On 7 April 2016 the European Commission released its VAT Action Plan, which provides a pathway to the creation of a single Value Added Tax (VAT) area in the European Union. The Commission considers the current VAT system to be a core element of the single market that should assist in facilitating trade within the single market. However, the Commission believes that the VAT system has been unable to keep pace with the development of the globalized modern digital and mobile economy.
Indeed, the VAT Action Plan contains some harsh judgments of the current VAT regime: in particular that it is too complex, fragmented and overexposed to fraud. The Commission believes the regime needs to be simplified for business, overhauled to eliminate the risk of fraud (with current estimated revenue lost due to fraud at EUR 170 billion), and generally increased in efficiency, in particular for the opportunities presented by digital technologies.
Nevertheless our view is that whether the VAT Action Plan will result in new legislation cannot be reliably predicted. The (anticipated) opposition of the Member States’ tax authorities may challenge many of the proposals it contains. Nonetheless, the VAT Action Plan shows the willingness and the motivation of the Commission to use the VAT regime to develop the EU’s single market.
The VAT Action Plan and e-commerce
The VAT Action plan covers a range of different aspects which the Commission considers needs to be revised in order to mitigate the downsides of the current VAT regime. The major theme is the elimination of fraud due to tax exempt cross-border supplies. The Commission wants to assist the Member States’ tax administrations to establish more modern and efficient arrangements relating to the compliance and administration of VAT.
With regard to e-commerce, Commission will present a legislative proposal by the end of 2016 to modernize and simplify VAT for cross-border e-commerce, in particular for SMEs. Further related legislative proposals will be published in 2017.
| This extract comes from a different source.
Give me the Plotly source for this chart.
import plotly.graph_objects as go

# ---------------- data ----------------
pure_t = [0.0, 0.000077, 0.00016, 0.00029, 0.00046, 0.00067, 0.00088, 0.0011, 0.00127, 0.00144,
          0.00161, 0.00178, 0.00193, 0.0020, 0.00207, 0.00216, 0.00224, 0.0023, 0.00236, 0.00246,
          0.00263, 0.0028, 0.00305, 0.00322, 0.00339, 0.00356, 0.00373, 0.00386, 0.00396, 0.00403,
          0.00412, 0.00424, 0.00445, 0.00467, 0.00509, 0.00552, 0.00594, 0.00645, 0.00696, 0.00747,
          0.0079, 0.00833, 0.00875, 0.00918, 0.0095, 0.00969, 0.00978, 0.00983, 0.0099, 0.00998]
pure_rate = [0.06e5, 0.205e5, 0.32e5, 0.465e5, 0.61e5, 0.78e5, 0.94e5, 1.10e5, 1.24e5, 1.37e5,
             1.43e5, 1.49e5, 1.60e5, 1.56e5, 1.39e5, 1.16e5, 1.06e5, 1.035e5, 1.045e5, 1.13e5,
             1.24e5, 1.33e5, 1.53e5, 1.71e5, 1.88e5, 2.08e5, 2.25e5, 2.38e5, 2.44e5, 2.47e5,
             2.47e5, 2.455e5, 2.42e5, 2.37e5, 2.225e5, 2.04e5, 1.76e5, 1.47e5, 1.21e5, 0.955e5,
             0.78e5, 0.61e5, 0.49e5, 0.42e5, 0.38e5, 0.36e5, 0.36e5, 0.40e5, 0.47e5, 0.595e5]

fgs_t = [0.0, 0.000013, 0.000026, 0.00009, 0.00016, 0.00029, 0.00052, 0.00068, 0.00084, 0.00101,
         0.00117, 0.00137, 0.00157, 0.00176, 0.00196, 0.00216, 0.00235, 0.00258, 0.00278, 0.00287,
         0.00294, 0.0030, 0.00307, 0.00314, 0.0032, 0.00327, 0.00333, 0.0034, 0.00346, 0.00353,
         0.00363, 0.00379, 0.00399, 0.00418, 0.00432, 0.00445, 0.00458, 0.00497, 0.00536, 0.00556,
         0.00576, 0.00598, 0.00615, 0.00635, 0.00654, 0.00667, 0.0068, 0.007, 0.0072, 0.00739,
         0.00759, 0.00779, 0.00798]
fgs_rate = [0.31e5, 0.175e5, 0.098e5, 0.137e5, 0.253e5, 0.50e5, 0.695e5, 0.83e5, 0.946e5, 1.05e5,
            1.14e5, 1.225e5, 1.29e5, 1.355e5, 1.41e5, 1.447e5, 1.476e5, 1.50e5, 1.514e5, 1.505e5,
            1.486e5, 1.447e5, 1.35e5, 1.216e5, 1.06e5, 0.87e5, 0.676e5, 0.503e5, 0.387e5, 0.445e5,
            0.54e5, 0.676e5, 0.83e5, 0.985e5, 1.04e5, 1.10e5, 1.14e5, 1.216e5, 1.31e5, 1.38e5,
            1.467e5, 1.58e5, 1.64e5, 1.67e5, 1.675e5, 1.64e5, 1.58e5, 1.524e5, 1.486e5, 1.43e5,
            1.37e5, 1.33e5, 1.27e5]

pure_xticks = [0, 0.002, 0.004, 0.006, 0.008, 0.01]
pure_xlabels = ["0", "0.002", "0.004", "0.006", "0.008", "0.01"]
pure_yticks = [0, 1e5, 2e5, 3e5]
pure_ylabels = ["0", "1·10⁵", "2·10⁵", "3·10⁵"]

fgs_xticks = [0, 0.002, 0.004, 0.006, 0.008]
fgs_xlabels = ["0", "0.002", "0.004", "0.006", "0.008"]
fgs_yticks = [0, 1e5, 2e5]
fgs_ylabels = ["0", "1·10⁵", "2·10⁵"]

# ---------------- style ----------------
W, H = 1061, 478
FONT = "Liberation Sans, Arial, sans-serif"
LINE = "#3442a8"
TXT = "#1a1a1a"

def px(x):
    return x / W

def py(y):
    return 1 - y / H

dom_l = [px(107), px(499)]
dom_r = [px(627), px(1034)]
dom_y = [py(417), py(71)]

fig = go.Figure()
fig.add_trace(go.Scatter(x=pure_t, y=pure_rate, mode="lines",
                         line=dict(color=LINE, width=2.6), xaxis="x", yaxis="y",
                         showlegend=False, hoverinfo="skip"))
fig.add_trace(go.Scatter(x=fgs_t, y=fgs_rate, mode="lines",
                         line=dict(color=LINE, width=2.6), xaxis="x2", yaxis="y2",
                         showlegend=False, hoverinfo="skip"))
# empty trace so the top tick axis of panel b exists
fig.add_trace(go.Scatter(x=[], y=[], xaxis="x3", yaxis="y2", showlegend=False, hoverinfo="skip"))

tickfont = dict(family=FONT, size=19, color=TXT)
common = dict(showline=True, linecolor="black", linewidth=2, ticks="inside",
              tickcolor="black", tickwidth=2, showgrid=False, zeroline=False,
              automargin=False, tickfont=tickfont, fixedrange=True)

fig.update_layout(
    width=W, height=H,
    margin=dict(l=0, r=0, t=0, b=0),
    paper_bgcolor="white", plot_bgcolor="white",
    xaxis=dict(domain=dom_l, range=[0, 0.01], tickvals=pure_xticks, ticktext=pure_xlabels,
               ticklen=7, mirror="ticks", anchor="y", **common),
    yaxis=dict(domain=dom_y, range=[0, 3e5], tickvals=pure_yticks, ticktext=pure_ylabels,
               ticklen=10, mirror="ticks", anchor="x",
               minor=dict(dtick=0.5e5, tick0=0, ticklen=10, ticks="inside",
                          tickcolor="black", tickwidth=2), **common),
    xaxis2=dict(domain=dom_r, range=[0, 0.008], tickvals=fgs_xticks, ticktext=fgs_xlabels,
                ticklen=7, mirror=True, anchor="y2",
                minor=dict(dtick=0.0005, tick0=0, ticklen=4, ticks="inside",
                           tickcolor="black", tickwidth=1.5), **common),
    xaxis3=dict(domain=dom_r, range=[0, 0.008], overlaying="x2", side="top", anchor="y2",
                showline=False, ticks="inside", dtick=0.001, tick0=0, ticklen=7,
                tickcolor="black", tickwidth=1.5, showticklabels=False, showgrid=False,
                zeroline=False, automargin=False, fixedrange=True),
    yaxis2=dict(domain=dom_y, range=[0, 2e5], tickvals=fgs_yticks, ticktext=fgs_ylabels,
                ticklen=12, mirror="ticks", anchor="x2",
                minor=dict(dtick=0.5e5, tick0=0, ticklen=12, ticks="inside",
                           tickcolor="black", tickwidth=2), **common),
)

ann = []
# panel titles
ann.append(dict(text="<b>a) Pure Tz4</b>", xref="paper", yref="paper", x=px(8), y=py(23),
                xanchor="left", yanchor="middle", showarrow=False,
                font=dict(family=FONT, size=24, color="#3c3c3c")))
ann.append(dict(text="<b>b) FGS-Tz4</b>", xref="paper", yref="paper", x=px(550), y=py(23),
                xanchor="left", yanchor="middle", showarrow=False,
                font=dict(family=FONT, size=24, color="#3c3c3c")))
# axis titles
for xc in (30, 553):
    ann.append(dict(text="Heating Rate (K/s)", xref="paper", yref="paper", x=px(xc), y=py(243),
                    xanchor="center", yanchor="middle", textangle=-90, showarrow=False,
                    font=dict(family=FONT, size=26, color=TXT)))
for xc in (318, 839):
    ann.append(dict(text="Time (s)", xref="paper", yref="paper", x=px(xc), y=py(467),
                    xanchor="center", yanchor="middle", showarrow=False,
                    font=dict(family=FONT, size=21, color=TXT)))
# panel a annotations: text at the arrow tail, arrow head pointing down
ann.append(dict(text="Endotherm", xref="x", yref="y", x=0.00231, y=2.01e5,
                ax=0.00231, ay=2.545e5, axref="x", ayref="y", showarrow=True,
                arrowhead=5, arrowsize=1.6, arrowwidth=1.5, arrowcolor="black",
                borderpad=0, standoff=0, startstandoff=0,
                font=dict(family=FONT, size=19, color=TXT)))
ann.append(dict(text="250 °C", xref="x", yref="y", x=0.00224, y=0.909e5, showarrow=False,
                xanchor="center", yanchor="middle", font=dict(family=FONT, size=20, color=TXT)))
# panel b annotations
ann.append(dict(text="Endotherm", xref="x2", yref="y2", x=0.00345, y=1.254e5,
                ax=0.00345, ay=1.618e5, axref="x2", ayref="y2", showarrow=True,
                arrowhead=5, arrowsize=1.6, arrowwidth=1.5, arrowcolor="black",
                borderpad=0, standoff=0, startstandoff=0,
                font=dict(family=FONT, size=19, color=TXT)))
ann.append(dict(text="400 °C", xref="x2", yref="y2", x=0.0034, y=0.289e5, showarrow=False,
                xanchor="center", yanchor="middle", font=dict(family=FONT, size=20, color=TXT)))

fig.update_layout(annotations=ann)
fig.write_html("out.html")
The 2016 proposal will include:
- extending the One Stop Shop mechanism to EU and non-EU countries online sales of tangible goods to end consumers;
- introducing a common EU-wide simplification measure (VAT threshold) under which no registration is required;
- allowing for home country-checks, including single audits of cross-border business; and
- removing the VAT exemption of small consignments from non-EU suppliers (i.e., introduction of a VAT taxation from third country suppliers).
The VAT Action Plan and the DSM
Establishing a new taxation system for B2B cross-border supplies is a major change to the current VAT regime. The business making the supply would be responsible for collection of VAT on its supply in a foreign Member State (as opposed to the current system of tax-exempt B2B cross-border supplies). However, the Member State in which the goods have been delivered would receive the VAT collected in the other Member State in which the business making the supply is resident. As a consequence, a system needs to be established pursuant to which Member States will work together with regard to the collection and transfer of VAT triggered by cross-border supplies. The Commission intends to accompany this new approach with improved cooperation between EU and non-EU countries, and enforcement of the efficiency of the tax administration of Member States.
Furthermore, the Action Plan addresses the issue of different VAT rates (standard rate and reduced rate) referring to the example of e-books which cannot benefit from reduced VAT rates available for physical publications. Two proposals (updating a list of reduced rate products only or, alternatively, giving Member States full discretion to set VAT rates accompanied by a set of basic rules) are included and are subject to further political discussions.
Preliminary assessment of the VAT Action Plan
The Action Plan demonstrates the intention of the Commission to tackle the current issues of the VAT system, in particular regarding cross-border e-commerce. The measures proposed show that the Commission aims to reduce VAT fraud, and it does not focus exclusively on the Digital Single Market. A substantial change in the tax treatment of cross-border supplies for online-sales to end consumer and B2B supplies can be expected from the measures proposed. Third country suppliers who are using the small consignment exemption rule will have to register and levy VAT on their supplies.
The Action Plan is a noteworthy demonstration of the Commission’s desire to reform the current VAT regime. However, reading between the lines, the Commission also signals that it is well aware of the Member States’ reluctance to shift their autonomy over VAT arrangements to the Commission.
It can be predicted that many of the Action Plan’s proposals will face significant resistance from the Member States’ tax administrations. Many of the interesting and helpful aspects of the VAT Action Plan may not be continued in the legislation process. However, the broad thrust of the Commission’s analysis regarding the status of the VAT regime in a digitized world will ring true for many. This being so, all stakeholders should assist in achieving a modernized VAT regime which can form a basis of a real digital single market in Europe by removing the current administrative and legal hurdles for the e-commerce sector.